Вернувшись домой после рабочего дня, Бальтазар Джонс не собирался никуда выходить. Однако верхний этаж Соляной башни больше не казался ему таким уж надежным прибежищем, и, посидев часок в темноте на диване, он вышел пройтись по крепостным стенам. Он шагал, пряча от холода руки в карманы, и сознавал, что его беды тащатся вслед за ним. Он на минуту остановился и поглядел на Тауэрский мост, светившийся в темноте разноцветными огнями, но горе обволакивало его, словно туман. Как ни быстро он шел, ему не удавалось забыть о нем.
Наконец он нашел себе пристанище в «Джине и дыбе». Толкнув огромную дубовую дверь, он секунду постоял на истертых плитках пола, не зная, сумеет ли вынести человеческое общество. Углядев незанятый столик возле витрины, заполненной сувенирами с бифитерами, он заказал пиво, надеясь, что никто не обратит на него внимания.

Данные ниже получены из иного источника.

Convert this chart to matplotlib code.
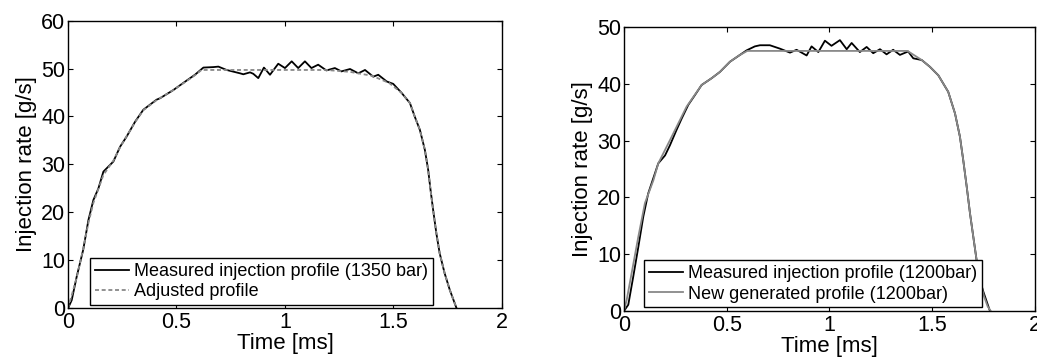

Но пока он ожидал свой заказ, один из бифитеров, стоявших у бара, обернулся и обратился к нему:
— Мне жаль, что ваша жена ушла.
Бальтазар Джонс отнес свое пиво на выбранный стол, сел, подпирая голову рукой и рисуя на запотевшей кружке линии. Внезапно его отвлек от мрачных размышлений скрежет стула по каменным плитам. Он поднял голову и увидел преподобного Септимуса Дрю, садящегося напротив него и опускающего на стол бокал красного вина. С горячим энтузиазмом человека, только что нашедшего Священный Грааль, святой отец принялся рассказывать другу об одном своем удивительном открытии. Ему пришлось потратить на это несколько месяцев, пояснил он, но наконец-то удалось вырвать архивные записи из алчных пальцев хранителя истории Тауэра. Он ночь за ночью сидел, склонившись над пожелтевшими от времени листами в поисках хоть какого-то объяснения, и он уже был готов все бросить, когда вдруг наткнулся на то, что искал, — на поразительную историю, которая стоит за пулевым отверстием в баре.